This paper analyzes Fernand Léger's landmark 1919 painting The City, exploring the work's classification as fine art, its formal visual elements, and its thematic content. The discussion moves through the painting's dense geometric composition, its chromatic palette of sharp primaries, and its implied urban iconography — scaffolding, commercial signage, telephone wires, and electricity. The paper also examines the marginally human figures embedded in the cityscape, arguing that their cubist rendering underscores Léger's central concern with alienation and dehumanization in the face of industrial modernity. Drawing on Horsley (1998), the analysis situates the work within Léger's broad engagement with early twentieth-century artistic movements.
The paper demonstrates formal visual analysis — the practice of reading a work of art systematically through its composition, line, color, volume, and iconography before drawing thematic conclusions. This technique prevents interpretation from outrunning evidence, ensuring that claims about meaning (alienation, dehumanization) are anchored in observable features of the canvas.
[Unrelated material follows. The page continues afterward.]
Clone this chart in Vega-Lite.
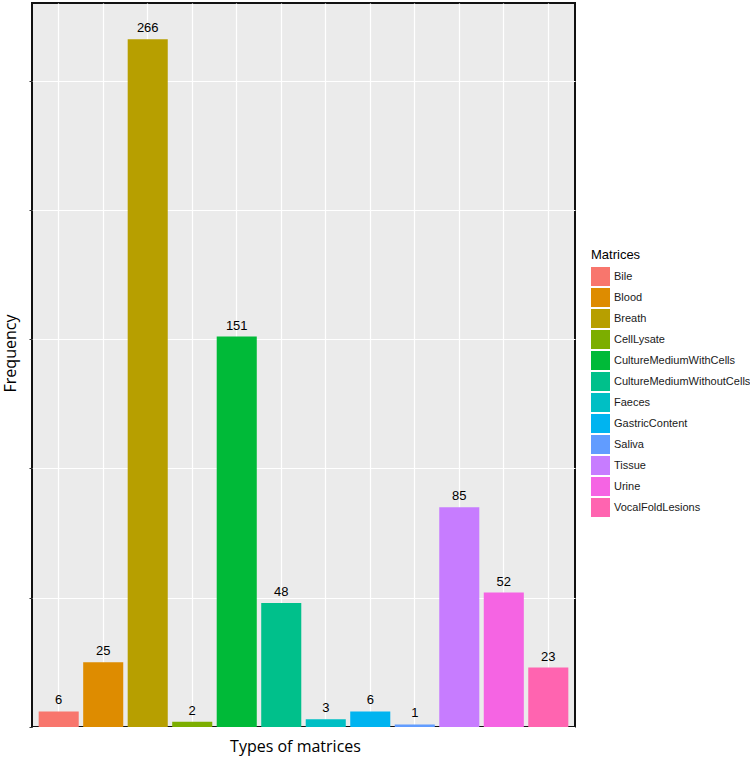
{
  "$schema": "https://vega.github.io/schema/vega-lite/v6.json",
  "autosize": {"type": "none"},
  "padding": {"left": 32, "top": 3, "right": 175, "bottom": 32},
  "width": 543,
  "height": 724,
  "background": "white",
  "config": {
    "view": {"fill": "#EBEBEB", "stroke": "#111111", "strokeWidth": 2},
    "font": "Liberation Sans"
  },
  "data": {
    "values": [
      {"matrix": "Bile", "count": 6},
      {"matrix": "Blood", "count": 25},
      {"matrix": "Breath", "count": 266},
      {"matrix": "CellLysate", "count": 2},
      {"matrix": "CultureMediumWithCells", "count": 151},
      {"matrix": "CultureMediumWithoutCells", "count": 48},
      {"matrix": "Faeces", "count": 3},
      {"matrix": "GastricContent", "count": 6},
      {"matrix": "Saliva", "count": 1},
      {"matrix": "Tissue", "count": 85},
      {"matrix": "Urine", "count": 52},
      {"matrix": "VocalFoldLesions", "count": 23}
    ]
  },
  "encoding": {
    "x": {
      "field": "matrix", "type": "nominal", "sort": null,
      "scale": {"paddingInner": 0.1, "paddingOuter": 0.15},
      "axis": {
        "title": "Types of matrices", "labels": false, "ticks": false, "domain": false,
        "grid": true, "gridColor": "white", "gridWidth": 1.2,
        "titleFont": "Open Sans", "titleFontSize": 16, "titleFontWeight": "normal", "titleColor": "#000000",
        "titleX": 263, "titleY": 19, "titleBaseline": "middle"
      }
    },
    "y": {
      "field": "count", "type": "quantitative",
      "scale": {"domain": [0, 280], "nice": false, "zero": true},
      "axis": {
        "title": "Frequency", "labels": false, "ticks": true, "tickSize": 3, "tickColor": "#333333",
        "domain": false, "values": [0, 50, 100, 150, 200, 250],
        "grid": true, "gridColor": "white", "gridWidth": 1.2,
        "titleFont": "Open Sans", "titleFontSize": 16, "titleFontWeight": "normal", "titleColor": "#000000",
        "titleX": -22, "titleY": 350, "titleBaseline": "middle", "titleAngle": 270
      }
    }
  },
  "layer": [
    {
      "mark": {"type": "bar"},
      "encoding": {
        "color": {
          "field": "matrix", "type": "nominal", "sort": null,
          "scale": {
            "domain": ["Bile", "Blood", "Breath", "CellLysate", "CultureMediumWithCells", "CultureMediumWithoutCells", "Faeces", "GastricContent", "Saliva", "Tissue", "Urine", "VocalFoldLesions"],
            "range": ["#F8766D", "#DE8C00", "#B79F00", "#7CAE00", "#00BA38", "#00C08B", "#00BFC4", "#00B4F0", "#619CFF", "#C77CFF", "#F564E3", "#FF64B0"]
          },
          "legend": {
            "title": "Matrices", "orient": "none", "legendX": 559, "legendY": 246,
            "titleFont": "Liberation Sans", "titleFontSize": 13, "titleFontWeight": "normal", "titleColor": "#000000", "titlePadding": 5,
            "labelFont": "Liberation Sans", "labelFontSize": 11, "labelColor": "#1a1a1a", "labelOffset": 4, "labelLimit": 300,
            "symbolType": "square", "symbolSize": 361, "symbolStrokeWidth": 0, "symbolOpacity": 1,
            "rowPadding": 2
          }
        }
      }
    },
    {
      "mark": {"type": "text", "baseline": "bottom", "dy": -4, "fontSize": 13, "font": "Liberation Sans", "color": "#000000"},
      "encoding": {
        "text": {"field": "count", "type": "quantitative"}
      }
    }
  ]
}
The paper opens with a brief contextual introduction, then moves through six analytical categories: art classification, function, formal elements, content, and meaning. Each section builds on the previous one, so the argument about modernist alienation only arrives after the visual groundwork has been fully laid. This pyramid structure — description first, interpretation last — is a hallmark of effective art criticism writing.
In the early twentieth century, American and European painters alike were understandably transfixed by the effects of modernity and industrialization on the human condition. French painter Fernand Léger was a significant figure among them, with many of his works standing as uniquely representative of this impulse. In works such as the 1919 painting The City, Léger would depict the cluttered, asymmetrical, and chromatically hard features of the evolving urban landscape. The City appears as a horizontal gallery of densely packed and irregular geometric shapes, dominated by an off-white backdrop and cut through by sharp reds, blues, and violets.
By its intent, the Léger work is inherently fine art. The painter produced his works drawing on the philosophical premises of many of the more academic traditions preceding him. According to Horsley (1998), Léger was highly conscious of the non-commercial influences that gave shape to his work. Horsley quotes a critic who observes that "Léger's interests encompassed a dizzying variety of early-twentieth-century -isms: Fauvism, Orphism, Futurism, Purism, Neo-Classicism, and Neo-Plasticism." This breadth of engagement with avant-garde movements firmly situates the work within the fine art tradition rather than any commercially driven popular art context.
This fine art classification is only further cemented by the function of the work, which serves as a critical assessment of the impact of modernity and industrialization on human experience. In this, The City accomplishes the twin goals of reflecting both in horror and in marvel at human accomplishment. Léger suggests simultaneously an alienation of humanity and an evolution by which people become a symbiotic part of a mechanistic way of life. The garish coloring — reflective of the sharp primaries found in modern architecture and commercially driven urban environments — is neither disturbing nor comforting, suggesting the painter's relative objectivity toward his subject matter.